While Nazarbayev’s resignation seems mostly symbolic, and most observers expect more of the same for Kazakhstan – no major democratic openings or reforms – there are still many unanswered questions. As BMB Russia’s Kazakhstan coverage pointed out, “[Nazarbayev is] Clearly drawing from Lee Kuan Yew's model of transition in Singapore, it's hard to imagine anything could happen without his blessing. But that still leaves space for infighting that can force him to pick sides to preserve a political balance of power. Most importantly, the next president will have to continue effectively balancing Russia, China, and the West, both in terms of broader foreign policy approaches as well as for FDI.”
Even if Nazarbayev manages to maintain this new status quo beyond 2020, his advancing age will not allow him to stay in charge in the long term. His succession plan will inevitably include two key features – keeping the Nazarbayev family in charge of the country, and cementing his name in Kazakhstan’s history as the country’s greatest leader. Between his daughter’s Senate speaker position, and his close circle’s influence in Kazakhstan, continuity is likely. Afterall, no election has ever been deemed free or fair in Kazakhstan, and the country’s pseudo-democratic system is conveniently set up for manipulation.

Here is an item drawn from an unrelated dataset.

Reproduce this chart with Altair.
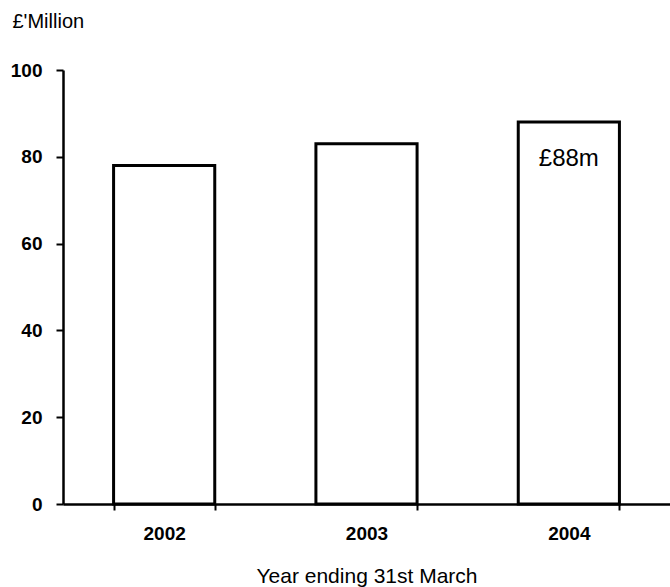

The question of Nazarbayev’s legacy, however, is less certain. Although Kazakhstan, according to its constitution, is a democracy the government has continuously suppressed dissent and propped itself up through arrays of undemocratic moves. It has also practically eliminated any political opposition. The sparks of protests against renaming the country’s capital are a reminder that not all dissent is dead in Kazakhstan, and that in the long-term, Nazarbayev’s legacy – when and how he will be remembered - is in the hands of the Kazakh people.